William Martensen is an enrolled agent and award-winning tax professional who has led Martensen Tax & Financial in San Juan Capistrano since 2007. With nearly two decades of experience, he guides individuals and businesses through tax preparation, financial planning, IRS settlements and audits, entity formation, payroll, and bookkeeping. A graduate of the University of Arizona’s Eller College of Business and a multiple-time “Best Accountant” honoree, Mr. Martensen pairs technical precision with a service-oriented approach that makes him a trusted authority on complex multi-state tax matters.
As remote work becomes more common and businesses stretch across state lines, more taxpayers are earning income in multiple jurisdictions. This shift brings new tax challenges that go beyond federal rules. Navigating state-specific requirements is essential to prevent errors and avoid penalties.
Each state sets standards to define residency, allocate income, and determine filing obligations. These rules can confuse individuals living in one state but working, owning property, or operating a business in another. Without clear planning, overlapping laws may lead to double taxation, missed credits, or costly mistakes. For example, renting a second home out of state, even temporarily, can trigger new filing requirements.

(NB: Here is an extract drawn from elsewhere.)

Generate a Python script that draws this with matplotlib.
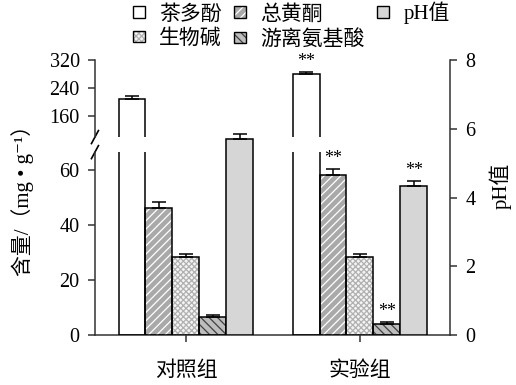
import numpy as np
import matplotlib
matplotlib.use('Agg')
import matplotlib.pyplot as plt
from matplotlib.patches import Patch
from matplotlib.legend_handler import HandlerTuple

plt.rcParams['font.family'] = ['Liberation Serif', 'Noto Sans CJK SC', 'DejaVu Serif']
plt.rcParams['hatch.linewidth'] = 0.9

# data
groups = ['对照组', '实验组']
tea = [208, 280]          # 茶多酚 (upper axis)
tea_err = [9, 6]
flav = [46.3, 58.2]       # 总黄酮
flav_err = [2.2, 2.2]
alk = [28.2, 28.2]        # 生物碱
alk_err = [1.3, 1.1]
amino = [6.5, 4.0]        # 游离氨基酸
amino_err = [0.7, 0.7]
ph = [5.70, 4.33]         # pH值 (right axis)
ph_err = [0.15, 0.15]
# ** marks per series, per group
sig = [[False, True], [False, True], [False, False], [False, True], [False, True]]

labels = ['茶多酚', '总黄酮', '生物碱', '游离氨基酸', 'pH值']
styles = [
    ('white', None, None),
    ('#a9a9a9', '////', 'white'),
    ('#f4f4f4', 'xxxxxx', '#b0b0b0'),
    ('#bdbdbd', '\\\\\\\\', '#404040'),
    ('#d6d6d6', None, None),
]

w = 0.155
x = np.arange(len(groups))
xlim = (-0.523, 1.517)
spine_col = '#333333'

fig = plt.figure(figsize=(5.16, 3.85), dpi=100)
ax_lo = fig.add_axes([0.184, 0.1299, 0.688, 0.475])
ax_hi = fig.add_axes([0.184, 0.644, 0.688, 0.2])
ax_ph = fig.add_axes([0.184, 0.1299, 0.688, 0.714])
for a in (ax_lo, ax_hi, ax_ph):
    a.patch.set_visible(False)
    a.set_xlim(*xlim)
    for s in a.spines.values():
        s.set_color(spine_col)
        s.set_linewidth(1.1)


def draw(ax, xs, h, err, style, marks):
    face, hatch, hcol = style
    ax.bar(xs, h, w, color=face, edgecolor='none', zorder=2)
    if hatch:
        ax.bar(xs, h, w, color='none', edgecolor=hcol, hatch=hatch, linewidth=0, zorder=3)
    ax.bar(xs, h, w, color='none', edgecolor='black', linewidth=1.1, zorder=4)
    ax.errorbar(xs, h, yerr=[np.zeros(len(h)), err], fmt='none', ecolor='black',
                elinewidth=1.1, capsize=5, capthick=1.1, zorder=5)
    for xi, hi, ei, s in zip(xs, h, err, marks):
        if s:
            ax.annotate('**', (xi, hi + ei), xytext=(0, 7.5), textcoords='offset points',
                        ha='center', va='center', fontsize=13, annotation_clip=False)


series = [tea, flav, alk, amino, ph]
errs = [tea_err, flav_err, alk_err, amino_err, ph_err]
for i in range(4):
    xs = x + (i - 2) * w
    if i == 0:
        draw(ax_lo, xs, series[i], errs[i], styles[i], [False, False])
        draw(ax_hi, xs, series[i], errs[i], styles[i], sig[i])
    else:
        draw(ax_lo, xs, series[i], errs[i], styles[i], sig[i])
draw(ax_ph, x + 2 * w, ph, ph_err, styles[4], sig[4])

# lower left axis
ax_lo.set_ylim(0, 66.5)
ax_lo.set_yticks([0, 20, 40, 60])
ax_lo.set_xticks(x)
ax_lo.set_xticklabels(groups, fontsize=15)
ax_lo.spines[['top', 'right']].set_visible(False)
ax_lo.tick_params(axis='y', labelsize=14.5, length=5, width=1.1, color=spine_col, pad=6)
ax_lo.tick_params(axis='x', length=5, width=1.1, color=spine_col, pad=14)

# upper left axis
ax_hi.set_ylim(100, 320)
ax_hi.set_yticks([160, 240, 320])
ax_hi.set_xticks([])
ax_hi.spines[['top', 'right', 'bottom']].set_visible(False)
ax_hi.tick_params(axis='y', labelsize=14.5, length=5, width=1.1, color=spine_col, pad=6)

# pH axis
ax_ph.set_ylim(0, 8)
ax_ph.set_yticks([0, 2, 4, 6, 8])
ax_ph.set_xticks([])
ax_ph.yaxis.tick_right()
ax_ph.spines[['top', 'left', 'bottom']].set_visible(False)
ax_ph.tick_params(axis='y', labelsize=14.5, length=5, width=1.1, color=spine_col, pad=6)

# break marks
for a, yy in ((ax_hi, 0.0), (ax_lo, 1.0)):
    bb = a.get_position()
    dx = 3.5 / (bb.width * 516)
    dy = 6.5 / (bb.height * 385)
    a.plot([-dx, dx], [yy - dy, yy + dy], transform=a.transAxes, color='black',
           lw=1.2, clip_on=False)

fig.text(23 / 516, 1 - 195 / 385, '含量/（mg • g⁻¹）', rotation=90,
         ha='center', va='center', fontsize=15)
fig.text(500 / 516, 1 - 186 / 385, 'pH值', rotation=90,
         ha='center', va='center', fontsize=15)

handles = []
for face, hatch, hcol in styles:
    parts = [Patch(facecolor=face, edgecolor='none')]
    if hatch:
        parts.append(Patch(facecolor='none', edgecolor=hcol, hatch=hatch, linewidth=0))
    parts.append(Patch(facecolor='none', edgecolor='black', linewidth=1.0))
    handles.append(tuple(parts))
order = [0, 2, 1, 3, 4]
fig.legend([handles[i] for i in order], [labels[i] for i in order],
           handler_map={tuple: HandlerTuple(ndivide=1)},
           loc='upper center', bbox_to_anchor=(0.565, 0.995), ncol=3, frameon=False,
           fontsize=15, handlelength=0.55, handleheight=0.45, handletextpad=0.7,
           columnspacing=0.6, labelspacing=0.25, borderaxespad=0, borderpad=0)

fig.savefig('out.png', dpi=100)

Residency status plays a major role in state tax liability. Some states base it strictly on physical presence, while others focus on intent to remain long-term. When people split time between locations or move midyear, they may be treated as residents in more than one state, prompting separate returns and potential disputes. Determining a taxpayer’s true domicile adds another layer of complexity during transitions.
Business owners face similar issues, even without physical offices in every location. Hiring remote employees, shipping products, or offering services across state lines can create a taxable presence. Failing to recognize this early may result in unexpected tax bills and legal exposure.
A common pitfall involves not claiming credits for taxes paid in other states or skipping returns entirely. Many assume income is only taxed where they reside, but that’s not always the case. Some states have reciprocal agreements to avoid double taxation, yet these arrangements are limited and don’t apply everywhere. Taxpayers must know which states require filings and how income must be reported and allocated to avoid overlap and audit risk.
Avoiding these issues starts with preparation. Tracking where time is spent, keeping location-specific income records, and confirming a primary residence can help individuals avoid disputes. Businesses should map out where they serve clients or employ staff to determine which states require tax filings. For instance, a company serving customers in several states may need to review sales volumes to allocate income correctly.
Many states ask for documentation beyond federal returns. Individuals may be required to submit housing records, travel logs, or employer letters. Businesses might need to produce payroll data or service contracts to confirm nexus or residency. Keeping these materials organized can speed up filings and support audits when questions arise.
Tax software can help with basic returns, but often falls short when dealing with multi-state issues. Few platforms track changes in state law or handle overlapping rules effectively. A manual review can catch missed deductions and confirm accuracy, especially when estimating payments in states with different deadlines or methods.
Apportioning business income adds another layer. While some states base taxes on sales alone, others factor in payroll or property. These differences can shift a business’s tax burden significantly. For example, a company with major sales in a state may owe taxes there even without any employees or assets in that location. Knowing these rules can help businesses structure operations to stay compliant and reduce costs.
With more states ramping up enforcement, having a well-informed strategy is crucial. Understanding multi-state tax obligations, keeping accurate records, and seeking guidance where needed can protect against penalties and delays. Proactive planning allows for smoother filings and better financial outcomes.